After reading the excellent analysis of AfD vs gender by Andrew Gray, where he writes about the articles that faced and survived the “Article for Deletion” process, I couldn’t help but wonder what happened to the articles that were not kept, that is, where AfD was “successful”.

So I quickly took all article titles from English Wikipedia, article namespace, that were in the logging table in the database replica as “deleted” (this may include cases where the article was deleted but later re-created under the same name), a total of 4,263,370 at the time of writing.

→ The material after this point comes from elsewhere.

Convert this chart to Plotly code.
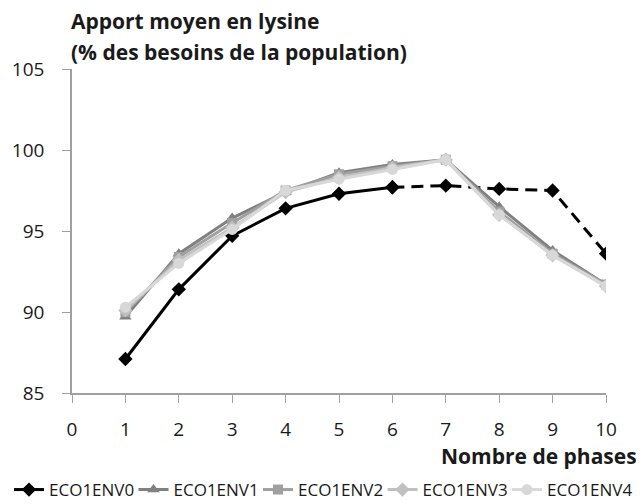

I filtered out some obvious non-name article titles, but which of the remaining ones were about humans? And which of those were about men, which about women? If there only were an easily accessible online database that has male and female first names… oh wait…

So I took male and female first names, as well as last (family) names, from Wikidata. For titles that end with a family name, I group the title into male, female, or unknown.

Male 289,036 50%
Female 86,281 16%
Unknown 196,562 34%
Total 571,879

Of the (male+female) articles, 23% are about women, which almost exactly matches Andrew’s ratio of women in BLP (Biographies of Living People). That would indicate no significant gender bias in actually deleted articles.

Of course, this was just a quick calculation. The analysis code and the raw data, plus instructions how to re-create it, are available here, in case you want to play further.